The company operating commercial radio network Neo FM requested bankruptcy protection on Monday after not being able to pay its licence fee. In response the media authority cancelled its contract and is threatening to shut down the station in 30 days. Meanwhile direct competitor and similar-sized channel Class FM is flourishing.
One for you, one for me
To find a possible reason for the seemingly unexplainable difference, the clock has to be turned back to 2009, when Hungary’s then-media regulator – the ORTT – decided not to renew the broadcasting rights of Danubius and Sláger radios. After ORTT chair László Majtényi – who complained of political pressure – and delegates of the Alliance of Free Democrats abstained from voting, the award of the frequencies was settled by four remaining delegates: two from the Socialist Party (MSZP) and two from the centre-right Fidesz.
The bitter political opponents displayed what many saw as a rare display of unanimity in awarding the broadcasting concessions to newcomers Class FM and Neo FM. Press reports at the time suggested that the two political sides struck a deal, with Neo owned by businessmen close to the Socialist party and Class by companies close to then-opposition, but now-governing, Fidesz.
Doesn’t make sense: CEO
“Anybody who says that a radio station can be kept alive without state spending is lying,” Neo FM CEO Ádám Földes told a press conference on Monday. “There isn’t a single cent coming to us from state-owned companies and this keeps corporate advertisers away as well. Our market share and the number of our listeners do not explain that.”
Authority not listening
As a result the station has been unable to pay the licence fee and certain other costs, and eventually racked up a HUF 750 million (EUR 2.59 million) debt towards the National Media and Infocommunications Authority (NMHH), he said. While Földes contests the estimate of NMHH, he confirmed that they are behind on payments. “We believe we owe HUF 587 million (EUR 2.03 million). We put a number of proposals forward on how to settle this but the authority declined them all. There was no other option but to request protection from an independent organisation, the court.”
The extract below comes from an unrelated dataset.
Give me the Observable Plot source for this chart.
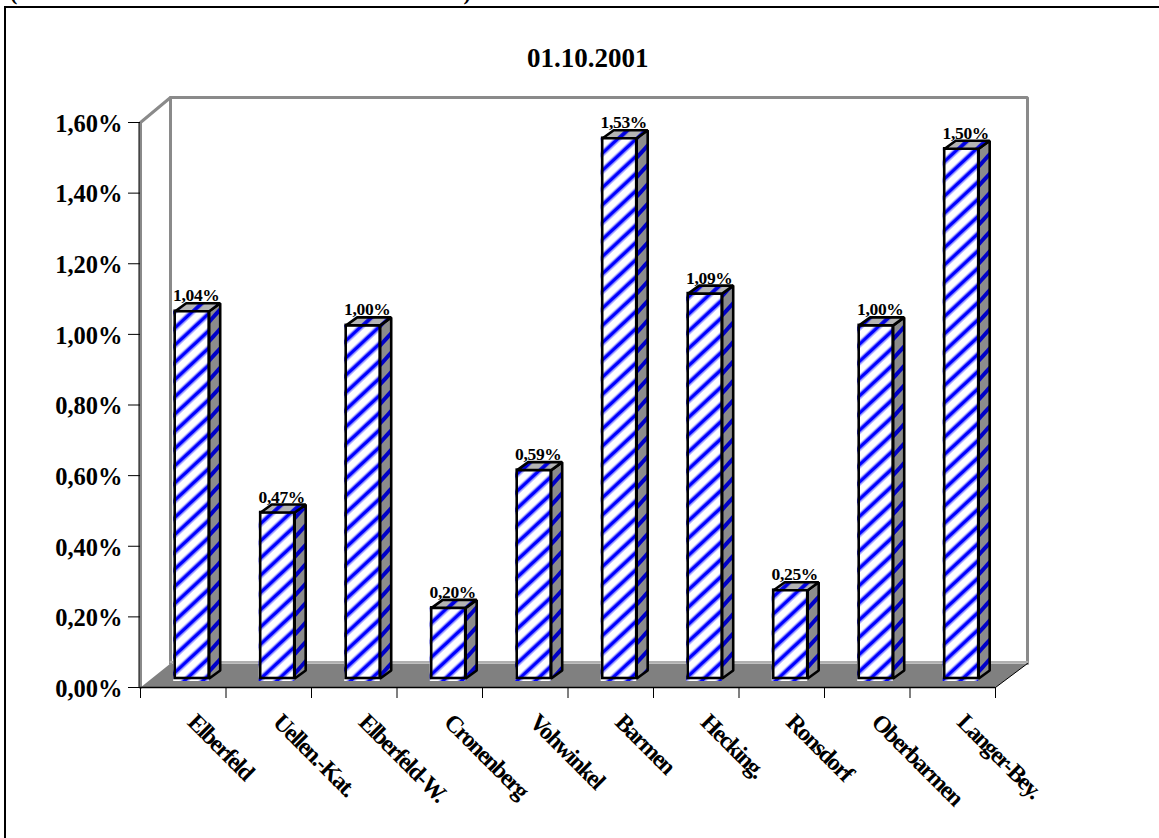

Földes is fudging it with the latter statement because the NMHH relieved the station from having to pay the default interest and drew up a schedule of payment, which was supposed to begin with a HUF 200 million (EUR 691,800) instalment on Monday. The counter-offer from Neo FM was essentially a “note payable” worth HUF 483.9 million (EUR 1.67 million) with an undisclosed collateral.
The authority declined to accept the offer, saying: “It is nothing but a piece of paper and if the collateral is indeed real, the owners of the station have a chance to cash it themselves.”
On Wednesday, an ordinary session of the authority decided to cancel the licence of Neo FM, which means the radio station could disappear from the airwaves in 30 days. This is the deadline for filing an appeal and according to the NMHH, bankruptcy protection will not prevent the authority from shutting down the frequency. “Their two options are to shut down the broadcast or appeal, but the decision is final in a sense that it will not be revoked even if the station decided to pay its debt,” NMHH spokeswoman Karola Kiricsi said.
All lawyered up
Subsequently Neo FM published a statement on its website noting its disagreement with the NMHH decision and saying that it will be up to lawyers to settle whether bankruptcy protection can prevent the broadcaster being forced off air. But even if the court will allow the station to continue its transmission, bankruptcy protection is about trying to reach an agreement with creditors. Since practically all of the debt is toward the authority, a solution to Neo’s problems seems rather distant.
High price to pay
In November 2010 US firm Emmis Communications, owner of Sláger, announced that it and Danubius (also American-owned) planned to sue the Hungarian state for USD 50 million apiece through the World Bank’s International Centre for Settlement of Investment Disputes.
After losing the bid in 2009 managing director of Sláger Rádió, Edina Heal, told reporters that the bids made by the two winners were unrealistic: Class bid the minimum HUF 200 million yearly fee plus 55 per cent of annual revenue. Neo offered HUF 355 million per year until 2011 and 50 per cent of annual revenue thereafter. At the time Heal said that the level of payment for the right to broadcast is “very clearly the highest in the world”, and said she would not be surprised if the terms were renegotiated some time after the newcomers start broadcasting.
State lotto draw stacked against them
CEO Ádám Földes explained the problems of the station as due to not receiving any money from state spending. An article published last week by weekly news magazine HVG – based on the data of advertising spending researcher Kantar Media – revealed that the biggest state spender in 2011 was gambling organiser Szerencsejáték, which bought HUF 707 million (EUR 2.46 million) worth of radio ads. Eighty-two per cent of this went to Class FM and only HUF 8 million (EUR 27.800) was spent at Neo FM. The data of Kantar Media suggests that state institutions and state-owned companies have not placed a single ad on the airwaves of Neo FM in 2012. An April survey of researcher GfK Hungária said that Neo FM had a daily average of 1.414 million listeners and Class FM had 1.457 million people tuning in.